Posted by: Cristobal at February 10, 2008 9:34 PM
Now Aretha's got the guns to match the pipes...wow she big.
Posted by: Brian at February 10, 2008 9:51 PM
Kanye's aight. For a rapper:) Burn me one?
Posted by: Marty at February 10, 2008 10:05 PM
Cristobal:
it's the ella-eh vs. oh-ee-oh thing. totally.
marty:
sure.
brian:
ha! on fergietop
Posted by: Mike Oz at February 10, 2008 10:11 PM
Ask and ye shall receive...
http://bp2.blogger.com/_tquYMgfyR1k/Rq5jvSK1yFI/AAAAAAAAAA8/KLT-Usfk3ZM/s1600-h/fergie_carrot_top.jpg
Posted by: Brian at February 10, 2008 10:17 PM
Since when did the Grammys become Alicia Keys' PR firm? She gets to perform two songs? Adding John Mayer to the mix doesn't make it any better (and I'm glad he's not sporting that Borat fashion thang from last week).

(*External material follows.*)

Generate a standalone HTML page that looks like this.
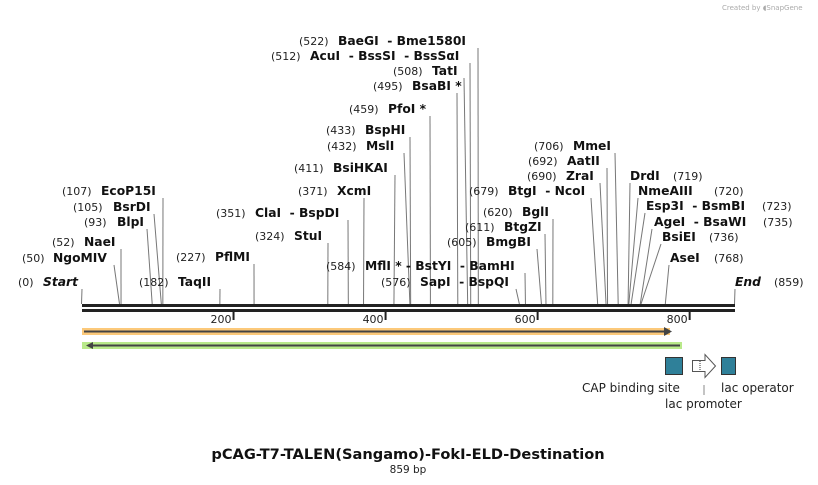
<!DOCTYPE html>
<html><head><meta charset="utf-8">
<style>
body{margin:0;background:#fff;}
svg{display:block;font-family:"DejaVu Sans","Liberation Sans",sans-serif;}
text{white-space:pre;}
.n{font-size:11px;fill:#222;}
.b{font-size:12.3px;font-weight:bold;fill:#111;}
</style></head><body>
<svg id="map" width="818" height="485" viewBox="0 0 818 485">
<text x="722" y="10" font-size="7" fill="#aaa">Created by ◖SnapGene</text>
<g id="sites"></g>
<rect x="82" y="304" width="653" height="3" fill="#222"/>
<rect x="82" y="309" width="653" height="3" fill="#222"/>
<g id="ticks"></g>
<g>
<rect x="82" y="328" width="588" height="7" fill="#fcc97a"/>
<line x1="84" y1="331.5" x2="666" y2="331.5" stroke="#444" stroke-width="2"/>
<polygon points="664,327 672,331.5 664,336" fill="#444"/>
</g>
<g>
<rect x="82" y="342" width="600" height="7" fill="#b9e98a"/>
<line x1="88" y1="345.5" x2="680" y2="345.5" stroke="#444" stroke-width="2"/>
<polygon points="86,345.5 93,342 93,349" fill="#444"/>
</g>
<rect x="665.5" y="357.5" width="17" height="17" fill="#2f8099" stroke="#333"/>
<polygon points="692.5,360.5 705,360.5 705,354.5 715.5,366 705,377.5 705,371.5 692.5,371.5" fill="#fff" stroke="#555"/>
<line x1="700" y1="361" x2="700" y2="371" stroke="#333" stroke-dasharray="1,1"/>
<rect x="721.5" y="357.5" width="14" height="17" fill="#2f8099" stroke="#333"/>
<text x="582" y="392" font-size="12" fill="#222">CAP binding site</text>
<line x1="704" y1="385" x2="704" y2="395" stroke="#888"/>
<text x="665" y="408" font-size="12" fill="#222">lac promoter</text>
<text x="721" y="392" font-size="12" fill="#222">lac operator</text>
<text x="408" y="459" text-anchor="middle" font-size="14.6" font-weight="bold" fill="#111">pCAG-T7-TALEN(Sangamo)-FokI-ELD-Destination</text>
<text x="408" y="473" text-anchor="middle" font-size="10.5" fill="#222">859 bp</text>
</svg>
<script>
const seqLength = 859;
const tickValues = [200, 400, 600, 800];
const siteNames = ["Start","NgoMIV","NaeI","BlpI","BsrDI","EcoP15I","TaqII","PflMI","StuI","ClaI  - BspDI","XcmI","BsiHKAI","MslI","BspHI","PfoI *","BsaBI *","TatI","AcuI  - BssSI  - BssSαI","BaeGI  - Bme1580I","SapI  - BspQI","MflI * - BstYI  - BamHI","BmgBI","BtgZI","BglI","BtgI  - NcoI","ZraI","AatII","MmeI","DrdI","NmeAIII","Esp3I  - BsmBI","AgeI  - BsaWI","BsiEI","AseI","End"];
const sitePositions = [0,50,52,93,105,107,182,227,324,351,371,411,432,433,459,495,508,512,522,576,584,605,611,620,679,690,692,706,719,720,723,735,736,768,859];
// label layout: [numberX, baselineY, lineTopX, nameX]
const labelLayout = [[18,286,82,43],[22,262,114,53],[52,246,121,84],[84,226,147,117],[73,211,154,113],[62,195,163,101],[139,286,220,178],[176,261,254,215],[255,240,328,294],[216,217,348,255],[298,195,364,337],[294,172,395,333],[327,150,404,366],[326,134,410,365],[349,113,430,388],[373,90,457,412],[393,75,464,432],[271,60,470,310],[299,45,478,338],[381,286,516,420],[326,270,525,365],[447,246,537,486],[465,231,545,504],[483,216,553,522],[469,195,591,508],[527,180,600,566],[528,165,607,567],[534,150,615,573],[673,180,630,630],[714,195,638,638],[762,210,645,646],[763,226,652,654],[709,241,661,662],[714,262,669,670],[774,286,735,735]];
const NS="http://www.w3.org/2000/svg";
function xScale(bp){return 81.5 + bp*(653/seqLength);}
const sites=document.getElementById('sites');
siteNames.forEach((nm,i)=>{
  const [nx,ty,lx,mx]=labelLayout[i];
  const g=document.createElementNS(NS,'g');
  
  
  const x=xScale(sitePositions[i]);
  const ln=document.createElementNS(NS,'line');
  ln.setAttribute('x1',lx);ln.setAttribute('y1',ty+3);
  ln.setAttribute('x2',x);ln.setAttribute('y2',304);
  ln.setAttribute('stroke','#777');ln.setAttribute('stroke-width','1');
  g.appendChild(ln);
  const t1=document.createElementNS(NS,'text');
  t1.setAttribute('x',nx);t1.setAttribute('y',ty);t1.setAttribute('class','n');
  t1.textContent='('+sitePositions[i]+')';
  g.appendChild(t1);
  const t2=document.createElementNS(NS,'text');
  t2.setAttribute('x',mx);t2.setAttribute('y',ty);t2.setAttribute('class','b');
  if(nm==='Start'||nm==='End') t2.setAttribute('font-style','italic');
  t2.textContent=nm;
  g.appendChild(t2);
  sites.appendChild(g);
});
const ticks=document.getElementById('ticks');
tickValues.forEach(v=>{
  const x=xScale(v);
  const l=document.createElementNS(NS,'line');
  l.setAttribute('x1',x);l.setAttribute('x2',x);l.setAttribute('y1',312);l.setAttribute('y2',320);
  l.setAttribute('stroke','#222');l.setAttribute('stroke-width','2');
  
  
  ticks.appendChild(l);
  const t=document.createElementNS(NS,'text');
  t.setAttribute('x',x-2);t.setAttribute('y',323);t.setAttribute('text-anchor','end');t.setAttribute('class','n');
  t.textContent=v;
  
  
  ticks.appendChild(t);
});
</script>
</body></html>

Posted by: felicia matlosz at February 10, 2008 10:18 PM
Vince Gill bustin on Kanye...line of the night. Ha!
Posted by: Brian at February 10, 2008 10:20 PM
Mike:
That's not enough for me buddy. Why not just pair it up with Baltimora's "Tarzan Boy"!?
Freaking Rhapsody in Blue!? I do believe the Grammy's have won me back. Oh wait, they cut that sucker up and added an unnecessary second piano player. Eh, still kinda cool.
P.S. I had to look up that Baltimora song. Just making that clear.
Posted by: Cristobal at February 10, 2008 10:35 PM
"Rhapsody in Blue": Bravo!
Posted by: felicia matlosz at February 10, 2008 10:38 PM
I agree on Gooding...but then I realized something. I think London is 8 hours ahead of us...which means she did this at 3 or 4 a.m. their time. So no real star is anyway gettin' up that early to do a 20-second intro. By the way, I'm impressed she's not slurring or stumbling. I hope she stays that way.
Posted by: felicia matlosz at February 10, 2008 10:45 PM
Yeah, it was at 4 a.m. I guess you have a point, Felicia.
Posted by: Mike Oz at February 10, 2008 10:47 PM
Jerry Lee Lewis was a segment late. I swear he was in that tribute to the deceased.
Posted by: Brian at February 10, 2008 11:16 PM
10:06 made me laugh out loud. Thanks for doing this so I can "watch" the show in 6 minuets or less. It's much appreciated.
Posted by: Geanie at February 10, 2008 11:59 PM
Rhianna can wear the ballet dancer poufy foufy dresses because full skirts are in for this spring. Think Audrey Hepburn in Roman Holiday.
Plus, Rhianna is a skinny minnie so they look good on her.
Posted by: Celena at February 11, 2008 1:05 AM
Well done, Mike Oz. I agree with Geanie - reading your blow-by-blow report is MUCH better than watching the actual show.
And I'll just hunt around on YouTube later today for the Amy stuff, which is all I really care about.
Posted by: Heather at February 11, 2008 8:18 AM
Loved Tina and Beyonce, but I still think H-Mac does the best Tina Turner I have ever seen. It's Brilliant! Nice job on this Mike.
Posted by: Jackie at February 11, 2008 9:02 AM
Wonder how long it will take Amy to turn one of those Grammy's into an elaborate bong?
Posted by: John at February 11, 2008 9:58 AM
Agree with Geanie and HMac.
SOOOO much nicer to just read along with your bloggage.
I'll YouTube the Kanye/Daft Punk stuff later. Is it just me, or am I the only one who absolutely prefers Daft Punk alone on their song?
Sorry I missed Morris Day, tho. Saw them live in Rockford, Illinois and hung out backstage a bit. Morris is Prince-short, but he and Jerome are still HUGE pimps.
Posted by: Stephen at February 11, 2008 9:58 AM
thanks y'all ... hope it wasn't too scattered or crazy. it was pretty high-pressure last night doing this and the story for the paper.
@ john:
ms. winehouse has long since graduated from using bongs and mary jane ... she might could use it to cook crack, though.
Posted by: Mike Oz at February 11, 2008 10:13 AM
they did an awesome job in hiding tina turner's puppet strings. movements were still a little akward.
herbie hancock? obama?? give me a break!!!!
Posted by: bobby at February 11, 2008 12:29 PM
Stephen, I was so excited to see Daft Punk. I then wondered if anyone knew who the space guys were. haha.
Around the World was the first song that Conor responded to as a baby. he would kick his legs and laugh to it.
Posted by: Celena at February 11, 2008 1:03 PM
Kanye needs to grow a pair, that dude's got no class. I felt for him during his performance but his acceptance speech reminded me of how much of an a-hole he is.